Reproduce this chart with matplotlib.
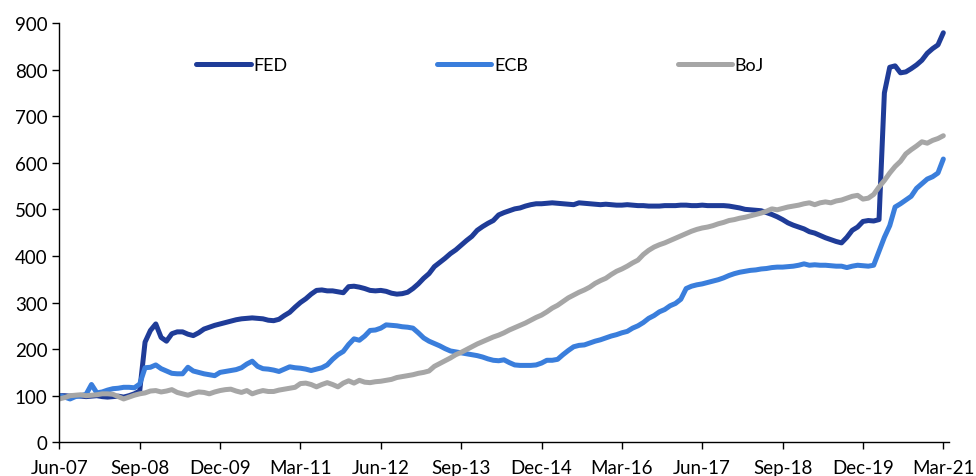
import matplotlib
matplotlib.use("Agg")
import matplotlib.pyplot as plt

plt.rcParams['font.family'] = ['Lato', 'DejaVu Sans']

# Monthly index (Jun-07 = 100), Jun-07 .. Mar-21
fed = [100, 100, 99, 100, 99, 98, 99, 100, 98, 97, 98, 99, 97, 100, 104, 110,
       215, 240, 254, 225, 217, 233, 237, 237, 232, 229, 235, 243, 247, 251,
       254, 257, 260, 263, 265, 266, 267, 266, 265, 262, 261, 264, 272, 279,
       290, 300, 308, 318, 326, 327, 325, 325, 323, 321, 334, 335, 333, 330,
       326, 325, 326, 324, 320, 318, 319, 322, 330, 340, 352, 362, 377, 386,
       395, 405, 413, 423, 433, 442, 455, 463, 470, 476, 488, 493, 497, 501,
       503, 507, 510, 512, 512, 513, 514, 513, 512, 511, 510, 514, 513, 512,
       511, 510, 511, 510, 509, 509, 510, 509, 508, 508, 507, 507, 507, 508,
       508, 508, 509, 509, 508, 508, 509, 508, 508, 508, 508, 507, 505, 503, 500,
       499, 498, 497, 493, 489, 484, 478, 471, 466, 462, 458, 452, 449, 444,
       439, 435, 431, 428, 440, 455, 462, 474, 476, 475, 478, 750, 805, 808,
       793, 795, 802, 810, 820, 835, 845, 853, 879]

ecb = [100, 97, 93, 98, 100, 103, 124, 106, 108, 112, 115, 116, 118, 118, 117,
       125, 160, 161, 166, 158, 153, 148, 147, 147, 161, 153, 150, 147, 145,
       143, 150, 152, 154, 156, 160, 168, 174, 163, 158, 157, 155, 152, 157,
       162, 160, 159, 157, 154, 157, 160, 166, 178, 188, 195, 210, 222, 219,
       228, 240, 241, 245, 252, 251, 250, 248, 247, 245, 235, 224, 217, 212,
       207, 201, 196, 194, 192, 190, 188, 186, 183, 179, 176, 175, 177, 171,
       166, 165, 165, 165, 166, 170, 176, 176, 178, 188, 197, 205, 208, 209,
       213, 217, 220, 224, 228, 231, 235, 238, 245, 250, 257, 266, 272, 280,
       285, 293, 298, 307, 330, 335, 338, 340, 343, 346, 349, 353, 358, 362,
       365, 367, 369, 370, 372, 373, 375, 376, 376, 377, 378, 380, 383, 380,
       381, 380, 380, 379, 378, 378, 375, 378, 380, 379, 378, 380, 410, 440,
       465, 505, 512, 520, 528, 545, 555, 565, 570, 578, 608]

boj = [93, 96, 100, 101, 102, 100, 101, 102, 104, 104, 103, 98, 93, 97, 101,
       104, 106, 110, 111, 108, 110, 113, 107, 104, 101, 105, 108, 107, 104,
       108, 111, 113, 114, 110, 107, 111, 104, 108, 111, 109, 109, 112, 114,
       116, 118, 126, 127, 124, 119, 124, 128, 124, 119, 127, 132, 127, 133,
       129, 128, 130, 131, 133, 135, 139, 141, 143, 145, 148, 150, 153, 163,
       169, 175, 181, 188, 193, 199, 205, 211, 216, 221, 226, 230, 235, 241,
       246, 251, 256, 262, 268, 273, 280, 288, 294, 302, 310, 316, 322, 327,
       333, 341, 347, 352, 360, 367, 372, 378, 385, 391, 403, 412, 419, 424,
       428, 433, 438, 443, 448, 453, 457, 460, 462, 465, 469, 472, 476, 478,
       481, 483, 486, 489, 492, 496, 501, 499, 502, 505, 507, 509, 512, 514,
       510, 514, 516, 514, 518, 520, 524, 528, 530, 522, 524, 532, 548, 562,
       578, 592, 603, 619, 628, 636, 645, 642, 648, 652, 658]

tick_labels = ['Jun-07', 'Sep-08', 'Dec-09', 'Mar-11', 'Jun-12', 'Sep-13',
               'Dec-14', 'Mar-16', 'Jun-17', 'Sep-18', 'Dec-19', 'Mar-21']
series_names = ['FED', 'ECB', 'BoJ']
colors = ['#1F3C98', '#3A7EDC', '#A6A6A6']

fig = plt.figure(figsize=(9.76, 4.77), dpi=100)
ax = fig.add_axes([0.0608, 0.0707, 0.9112, 0.879])

x = list(range(len(fed)))
for vals, name, c in zip([fed, ecb, boj], series_names, colors):
    ax.plot(x, vals, color=c, lw=3.6, label=name, solid_capstyle='round',
            solid_joinstyle='round')

ax.set_xlim(0, 166)
ax.set_ylim(0, 900)
ax.set_yticks(range(0, 901, 100))
ax.set_xticks(range(0, 166, 15))
ax.set_xticklabels(tick_labels)
ax.tick_params(axis='both', direction='out', length=5, width=1, labelsize=13.5,
               colors='black')
ax.tick_params(axis='x', pad=7)
for s in ['top', 'right']:
    ax.spines[s].set_visible(False)
for s in ['left', 'bottom']:
    ax.spines[s].set_color('black')
    ax.spines[s].set_linewidth(1)

ax.legend(loc='center', bbox_to_anchor=(0.492, 0.862),
          bbox_transform=fig.transFigure, ncol=3, frameon=False,
          handlelength=3.0, handletextpad=0.15, columnspacing=8.3,
          fontsize=13)

fig.savefig('out.png', dpi=100)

PROBLEM STATEMENT » Your task is to reproduce exactly the lines from the start of the data above through the line containing "plt.rcParams['font.family'] = ['Lato', 'DejaVu", leaving every picture out.

REPLY »
Reproduce this chart with matplotlib.
import matplotlib
matplotlib.use("Agg")
import matplotlib.pyplot as plt

plt.rcParams['font.family'] = ['Lato', 'DejaVu Sans']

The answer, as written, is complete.